You may already know what Socket Fiber is, but may not understand exactly how it works. Basically, it's all about feeding data through tiny pieces of glass near the speed of light. But, where did the idea come from?
Fiber Began in 1854
Fiber technology dates back to 1854, when Irish physicist John Tyndall found that a stream of water could bend a light signal. In 1880, engineer William Wheeler experimented even further and used a system of “light pipes” to direct light from an electric lamp in a basement to other areas in the home. Soon after, doctors began using the new technology as surgical lamps.

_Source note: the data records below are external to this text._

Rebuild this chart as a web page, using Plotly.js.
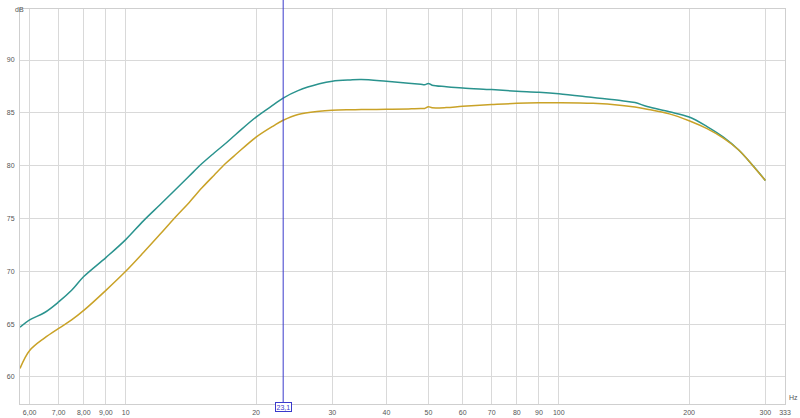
<!DOCTYPE html>
<html><head><meta charset="utf-8">
<script src="https://cdn.plot.ly/plotly-3.0.1.min.js"></script>
<style>html,body{margin:0;padding:0;background:#fff}#chart{width:800px;height:418px}</style>
</head><body><div id="chart"></div>
<script>
const freq = [5.7, 6, 6.5, 7, 7.5, 8, 9, 10, 11, 12, 13, 14, 15, 16, 17, 18, 20, 22, 23.1, 25, 28, 30, 33, 35, 40, 45, 48, 49, 50, 51, 55, 60, 70, 80, 90, 100, 120, 140, 150, 160, 180, 200, 220, 240, 260, 280, 300];
const tealDb = [64.7, 65.4, 66.1, 67.1, 68.2, 69.5, 71.3, 73.0, 74.8, 76.3, 77.7, 79.0, 80.2, 81.2, 82.1, 83.0, 84.6, 85.8, 86.4, 87.1, 87.75, 88.0, 88.12, 88.15, 87.98, 87.8, 87.7, 87.66, 87.78, 87.62, 87.48, 87.35, 87.2, 87.05, 86.94, 86.8, 86.45, 86.15, 85.97, 85.6, 85.1, 84.6, 83.7, 82.7, 81.5, 80.06, 78.6];
const goldDb = [60.8, 62.5, 63.7, 64.6, 65.4, 66.3, 68.2, 70.0, 71.8, 73.5, 75.1, 76.5, 77.9, 79.1, 80.2, 81.1, 82.7, 83.8, 84.3, 84.85, 85.15, 85.24, 85.29, 85.31, 85.33, 85.37, 85.4, 85.42, 85.58, 85.48, 85.5, 85.62, 85.78, 85.9, 85.95, 85.96, 85.9, 85.7, 85.55, 85.35, 84.9, 84.25, 83.5, 82.6, 81.5, 80.05, 78.6];
const xTickVals = [6, 7, 8, 9, 10, 20, 30, 40, 50, 60, 70, 80, 90, 100, 200, 300, 333];
const xTickText = ['6,00', '7,00', '8,00', '9,00', '10', '20', '30', '40', '50', '60', '70', '80', '90', '100', '200', '300', '333'];
const yTickVals = [60, 65, 70, 75, 80, 85, 90];
const cursorFreq = 23.1;
const cursorLabel = '23,1';

const font = {family: 'Liberation Sans, Arial, sans-serif', size: 7, color: '#555'};
const traces = [
  {x: freq, y: tealDb, type: 'scatter', mode: 'lines', line: {color: '#2a938e', width: 1.5, shape: 'spline', smoothing: 1.0}, hoverinfo: 'skip'},
  {x: freq, y: goldDb, type: 'scatter', mode: 'lines', line: {color: '#c9a227', width: 1.5, shape: 'spline', smoothing: 1.0}, hoverinfo: 'skip'}
];
const layout = {
  width: 800, height: 418,
  margin: {l: 20, r: 15, t: 9, b: 14, pad: 0},
  paper_bgcolor: '#fff', plot_bgcolor: '#fff',
  showlegend: false,
  font: font,
  xaxis: {type: 'log', range: [Math.log10(5.7), Math.log10(333)], tickvals: xTickVals, ticktext: xTickText,
    showgrid: true, gridcolor: '#d9d9d9', gridwidth: 1, zeroline: false, showline: true, linecolor: '#cfcfcf', mirror: true,
    ticks: '', ticklabelstandoff: 2, tickfont: font, fixedrange: true},
  yaxis: {range: [57.44, 94.83], tickvals: yTickVals, showgrid: true, gridcolor: '#d9d9d9', gridwidth: 1,
    zeroline: false, showline: true, linecolor: '#cfcfcf', mirror: true, ticks: '', ticklabelstandoff: 3, tickfont: font, fixedrange: true},
  shapes: [{type: 'line', xref: 'x', yref: 'paper', x0: cursorFreq, x1: cursorFreq, y0: 0, y1: 1.023, line: {color: '#3a3acc', width: 1}}],
  annotations: [
    {xref: 'x', yref: 'paper', x: Math.log10(cursorFreq), y: 0, yshift: -8, text: cursorLabel, showarrow: false,
      font: {family: font.family, size: 7, color: '#3a3acc'}, bgcolor: '#fff', bordercolor: '#3a3acc', borderwidth: 1, borderpad: 0.5},
    {xref: 'paper', yref: 'paper', x: 0, y: 1, xshift: -7, yshift: 5, text: 'dB', showarrow: false, font: font},
    {xref: 'paper', yref: 'paper', x: 1, y: 0, xshift: 2, yshift: 1, xanchor: 'left', text: 'Hz', showarrow: false, font: font}
  ]
};
Plotly.newPlot('chart', traces, layout, {staticPlot: true, displayModeBar: false});
</script></body></html>
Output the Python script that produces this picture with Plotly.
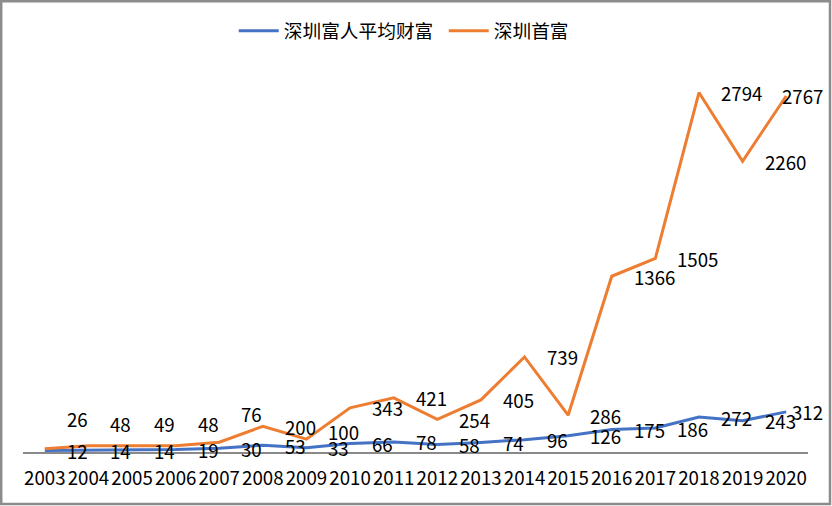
import plotly.graph_objects as go

years = ["2003", "2004", "2005", "2006", "2007", "2008", "2009", "2010", "2011",
         "2012", "2013", "2014", "2015", "2016", "2017", "2018", "2019", "2020"]
avg_wealth = [12, 14, 14, 19, 30, 53, 33, 66, 78, 58, 74, 96, 126, 175, 186, 272, 243, 312]
richest = [26, 48, 49, 48, 76, 200, 100, 343, 421, 254, 405, 739, 286, 1366, 1505, 2794, 2260, 2767]

name_avg = "深圳富人平均财富"
name_top = "深圳首富"

# label offsets (pixels), styling only
top_yshift = [30, 22, 22, 22, 29, 0, 8, 0, 0, 0, 0, 0, 0, 0, 0, 0, 0, 0]
top_xshift = [20] * 17 + [-6]
avg_yshift = [0] * 18
avg_xshift = [20] * 17 + [4]

BLUE = "#4472C4"
ORANGE = "#ED7D31"
FONT = "Noto Sans CJK SC, Liberation Sans, sans-serif"

xs = list(range(len(years)))

fig = go.Figure()
fig.add_trace(go.Scatter(x=xs, y=avg_wealth, mode="lines", name=name_avg,
                         line=dict(color=BLUE, width=3)))
fig.add_trace(go.Scatter(x=xs, y=richest, mode="lines", name=name_top,
                         line=dict(color=ORANGE, width=3)))

annotations = []
for i, v in enumerate(avg_wealth):
    annotations.append(dict(x=xs[i], y=v, text=str(v), showarrow=False,
                            xanchor="left", yanchor="middle",
                            xshift=avg_xshift[i], yshift=avg_yshift[i],
                            font=dict(size=18.7, color="#000000", family=FONT)))
for i, v in enumerate(richest):
    annotations.append(dict(x=xs[i], y=v, text=str(v), showarrow=False,
                            xanchor="left", yanchor="middle",
                            xshift=top_xshift[i], yshift=top_yshift[i],
                            font=dict(size=18.7, color="#000000", family=FONT)))

L, R, T, B = 23, 24, 66, 54
W, H = 832, 506
pw, ph = W - L - R, H - T - B

fig.update_layout(
    width=W, height=H,
    margin=dict(l=L, r=R, t=T, b=B, pad=0),
    paper_bgcolor="white", plot_bgcolor="white",
    font=dict(family=FONT, size=18.7, color="#000000"),
    showlegend=True,
    legend=dict(orientation="h", x=0.536, xanchor="center",
                y=1 + (T - 31) / ph, yanchor="middle",
                font=dict(size=18.7, family=FONT, color="#000000"),
                bgcolor="rgba(0,0,0,0)", itemwidth=40,
                entrywidth=155, entrywidthmode="pixels"),
    xaxis=dict(range=[-0.5, len(years) - 0.5], tickmode="array",
               tickvals=xs, ticktext=years, showgrid=False, zeroline=False,
               showline=True, linecolor="#898989", linewidth=2,
               ticks="", ticklabelstandoff=9,
               tickfont=dict(size=18.7, family=FONT, color="#000000")),
    yaxis=dict(range=[0, 3000], visible=False, showgrid=False, zeroline=False),
    annotations=annotations,
    shapes=[dict(type="rect", xref="paper", yref="paper",
                 x0=(1.2 - L) / pw, x1=(830 - L) / pw,
                 y0=(T + ph - 504) / ph, y1=(T + ph - 1.2) / ph,
                 line=dict(color="#8c8c8c", width=2.5), layer="above")],
)

fig.write_html("out.html")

Fiber Transferred Images by 1930
However, it wasn't until the early 1900s that scientists began thinking about how the “light pipes” could transfer more than just light. In 1920, Scottish engineer John Logie Baird and American research engineer Clarence W. Hansell patented the idea of using the technology to transfer images for television. Ten years later, the first image (though in poor quality) successfully moved through optical fibers during an experiment by German medical student Heinrich Lamm.
Scientists Invented Fiber Optic Wire in 1970
In the years following, several scientists branched off Lamm's idea, proposing solutions to the image quality problems he experienced. In1970, a team of researchers finally pinpointed the need for fused silica to improve the image's quality and invented fiber optic wire, otherwise called, “Optical Waveguide Fibers.” These little strands carried 65,000 times more data than copper wire at distances farther than a thousand miles away.
Fiber Optic Technology Today
The United States Government utilized fiber-optic technology to link their computers in the NORAD facility in 1975. Today, it's estimated that more than 80% of the world's long-distance traffic is transferred on more than 25 million kilometers of fiber-optic wire.
Socket added its numbers to that list in 2011 when it broke ground on a $23.7 million project to bring a fiber-to-the-home network to rural Boone and Callaway counties. Now, more than 3,000 homes in the area have access to Socket’s fiber broadband network, which offers local telephone, high-speed Internet and (soon-to-be-offered) HD television services.